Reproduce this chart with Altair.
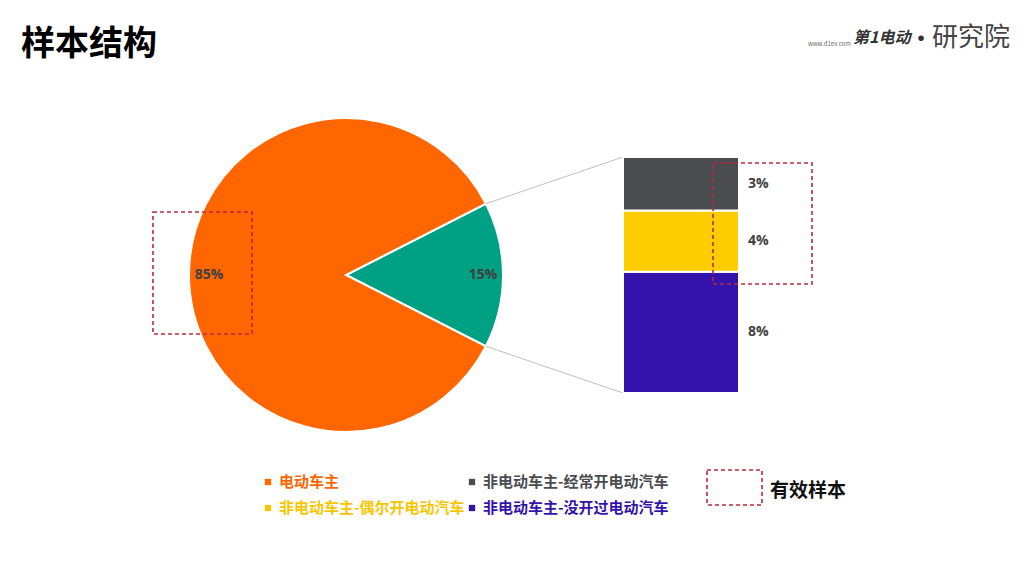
import math
import altair as alt
import pandas as pd

# ---------------- data ----------------
pie_names = ["非电动车主", "电动车主"]
pie_values = [15, 85]
pie_colors = ["#00A084", "#FF6600"]

bar_names = ["非电动车主-没开过电动汽车", "非电动车主-偶尔开电动汽车", "非电动车主-经常开电动汽车"]
bar_values = [7.7, 3.9, 3.4]
bar_colors = ["#3413AC", "#FFCC00", "#4A4C50"]

legend_labels = ["电动车主", "非电动车主-经常开电动汽车", "非电动车主-偶尔开电动汽车", "非电动车主-没开过电动汽车"]
legend_colors = ["#FF6600", "#4A4C50", "#F7C600", "#3413AC"]

title_text = "样本结构"
valid_text = "有效样本"

# ---------------- layout ----------------
FONT = "Noto Sans CJK SC"
NUM_FONT = "Open Sans"
W, H = 1008, 560
PIE_CX, PIE_CY, PIE_R = 346, 275, 157
BAR_X0, BAR_X1, BAR_TOP, BAR_BOTTOM = 623, 739, 157, 393
BOX_COLOR = "#BA2A3C"

xs = alt.Scale(domain=[8, 8 + W], range=[0, W], nice=False, zero=False)
ys = alt.Scale(domain=[8, 8 + H], range=[0, H], nice=False, zero=False)
ybar = alt.Scale(domain=[0, sum(bar_values)], range=[BAR_BOTTOM - 8, BAR_TOP - 8], nice=False, zero=False)

total = sum(pie_values)
half = pie_values[0] / total * math.pi
t0 = math.pi / 2 - half
theta_scale = alt.Scale(domain=[0, total], range=[t0, t0 + 2 * math.pi])

pie_df = pd.DataFrame({
    "name": pie_names, "value": pie_values, "color": pie_colors,
    "ord": list(range(len(pie_names))),
    "label": [f"{v}%" for v in pie_values],
    "cx": PIE_CX, "cy": PIE_CY,
})

bar_df = pd.DataFrame({
    "name": bar_names, "value": bar_values, "color": bar_colors,
    "ord": list(range(len(bar_names))),
    "label": [f"{round(v)}%" for v in bar_values],
    "bx0": BAR_X0, "bx1": BAR_X1, "lx": 748,
})

pie = alt.Chart(pie_df).mark_arc(radius=PIE_R, stroke="white", strokeWidth=2).encode(
    theta=alt.Theta("value:Q", stack=True, scale=theta_scale),
    order=alt.Order("ord:Q"),
    color=alt.Color("color:N", scale=None),
    x=alt.X("cx:Q", scale=xs, axis=None),
    y=alt.Y("cy:Q", scale=ys, axis=None),
)

pie_text = alt.Chart(pie_df).mark_text(
    radius=137, font=NUM_FONT, fontSize=14, fontWeight="bold", color="#404040",
    align="center", baseline="middle",
).encode(
    theta=alt.Theta("value:Q", stack=True, scale=theta_scale),
    order=alt.Order("ord:Q"),
    text="label:N",
    x=alt.X("cx:Q", scale=xs, axis=None),
    y=alt.Y("cy:Q", scale=ys, axis=None),
)

# connector lines from the pie slice edges to the bar corners
ex = PIE_CX + PIE_R * math.cos(half)
ey = PIE_R * math.sin(half)
conn_df = pd.DataFrame({
    "x": [ex, ex], "y": [PIE_CY - ey, PIE_CY + ey],
    "x2": [BAR_X0, BAR_X0], "y2": [BAR_TOP, BAR_BOTTOM],
})
conn = alt.Chart(conn_df).mark_rule(color="#BFBFBF", strokeWidth=1).encode(
    x=alt.X("x:Q", scale=xs, axis=None), x2="x2:Q",
    y=alt.Y("y:Q", scale=ys, axis=None), y2="y2:Q",
)

bar = alt.Chart(bar_df).transform_stack(
    stack="value", groupby=[], as_=["y0", "y1"], sort=[alt.SortField("ord")]
).mark_rect(stroke="white", strokeWidth=2).encode(
    x=alt.X("bx0:Q", scale=xs, axis=None), x2="bx1:Q",
    y=alt.Y("y0:Q", scale=ybar, axis=None), y2="y1:Q",
    color=alt.Color("color:N", scale=None),
)

bar_text = alt.Chart(bar_df).transform_stack(
    stack="value", groupby=[], as_=["y0", "y1"], sort=[alt.SortField("ord")]
).transform_calculate(mid="(datum.y0 + datum.y1) / 2").mark_text(
    font=NUM_FONT, fontSize=14, fontWeight="bold", color="#404040", align="left", baseline="middle",
).encode(
    x=alt.X("lx:Q", scale=xs, axis=None),
    y=alt.Y("mid:Q", scale=ybar, axis=None),
    text="label:N",
)

box_df = pd.DataFrame({
    "x": [153, 713, 707], "x2": [252, 812, 762],
    "y": [212, 163, 470], "y2": [334, 284, 505],
})
boxes = alt.Chart(box_df).mark_rect(
    fillOpacity=0, stroke=BOX_COLOR, strokeWidth=1.6, strokeDash=[4, 3]
).encode(
    x=alt.X("x:Q", scale=xs, axis=None), x2="x2:Q",
    y=alt.Y("y:Q", scale=ys, axis=None), y2="y2:Q",
)

leg_df = pd.DataFrame({
    "label": legend_labels, "color": legend_colors,
    "sx": [268, 472, 268, 472], "tx": [279, 483, 279, 483],
    "y": [482, 482, 508, 508],
})
leg_sq = alt.Chart(leg_df).mark_square(size=40, opacity=1).encode(
    x=alt.X("sx:Q", scale=xs, axis=None),
    y=alt.Y("y:Q", scale=ys, axis=None),
    color=alt.Color("color:N", scale=None),
)
leg_tx = alt.Chart(leg_df).mark_text(
    font=FONT, fontSize=15, fontWeight="bold", align="left", baseline="middle"
).encode(
    x=alt.X("tx:Q", scale=xs, axis=None),
    y=alt.Y("y:Q", scale=ys, axis=None),
    text="label:N",
    color=alt.Color("color:N", scale=None),
)

def text_layer(df, **kw):
    return alt.Chart(df).mark_text(font=FONT, baseline="middle", **kw).encode(
        x=alt.X("x:Q", scale=xs, axis=None),
        y=alt.Y("y:Q", scale=ys, axis=None),
        text="t:N",
    )

title = text_layer(pd.DataFrame({"x": [21], "y": [45], "t": [title_text]}),
                   fontSize=34, fontWeight="bold", color="#000000", align="left")
valid = text_layer(pd.DataFrame({"x": [770], "y": [491], "t": [valid_text]}),
                   fontSize=19, fontWeight="bold", color="#111111", align="left")
logo0 = text_layer(pd.DataFrame({"x": [808], "y": [44], "t": ["www.d1ev.com"]}),
                   fontSize=6, color="#666666", align="left")
logo1 = text_layer(pd.DataFrame({"x": [853], "y": [38], "t": ["第1电动"]}),
                   fontSize=16, fontWeight="bold", fontStyle="italic", color="#333333", align="left")
logo2 = text_layer(pd.DataFrame({"x": [921], "y": [39], "t": ["·"]}),
                   fontSize=22, fontWeight="bold", color="#333333", align="center")
logo3 = text_layer(pd.DataFrame({"x": [932], "y": [38], "t": ["研究院"]}),
                   fontSize=26, fontWeight="normal", color="#444444", align="left")

chart = alt.layer(
    pie, conn, pie_text, bar, bar_text, boxes, leg_sq, leg_tx, title, valid,
    logo0, logo1, logo2, logo3
).resolve_scale(y="independent").properties(
    width=W, height=H, padding=0, autosize="none", background="white"
).configure_view(stroke=None)

chart.save("out.html", embed_options={"renderer": "svg", "actions": False})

* Aim of the task *
Begin at the top of the material above and output each line exactly, stopping after the line that holds "theta_scale = alt.Scale(domain=[0, total], range=[t0, t0". Leave out pictures.

* Answer in full *
Reproduce this chart with Altair.
import math
import altair as alt
import pandas as pd

# ---------------- data ----------------
pie_names = ["非电动车主", "电动车主"]
pie_values = [15, 85]
pie_colors = ["#00A084", "#FF6600"]

bar_names = ["非电动车主-没开过电动汽车", "非电动车主-偶尔开电动汽车", "非电动车主-经常开电动汽车"]
bar_values = [7.7, 3.9, 3.4]
bar_colors = ["#3413AC", "#FFCC00", "#4A4C50"]

legend_labels = ["电动车主", "非电动车主-经常开电动汽车", "非电动车主-偶尔开电动汽车", "非电动车主-没开过电动汽车"]
legend_colors = ["#FF6600", "#4A4C50", "#F7C600", "#3413AC"]

title_text = "样本结构"
valid_text = "有效样本"

# ---------------- layout ----------------
FONT = "Noto Sans CJK SC"
NUM_FONT = "Open Sans"
W, H = 1008, 560
PIE_CX, PIE_CY, PIE_R = 346, 275, 157
BAR_X0, BAR_X1, BAR_TOP, BAR_BOTTOM = 623, 739, 157, 393
BOX_COLOR = "#BA2A3C"

xs = alt.Scale(domain=[8, 8 + W], range=[0, W], nice=False, zero=False)
ys = alt.Scale(domain=[8, 8 + H], range=[0, H], nice=False, zero=False)
ybar = alt.Scale(domain=[0, sum(bar_values)], range=[BAR_BOTTOM - 8, BAR_TOP - 8], nice=False, zero=False)

total = sum(pie_values)
half = pie_values[0] / total * math.pi
t0 = math.pi / 2 - half
theta_scale = alt.Scale(domain=[0, total], range=[t0, t0 + 2 * math.pi])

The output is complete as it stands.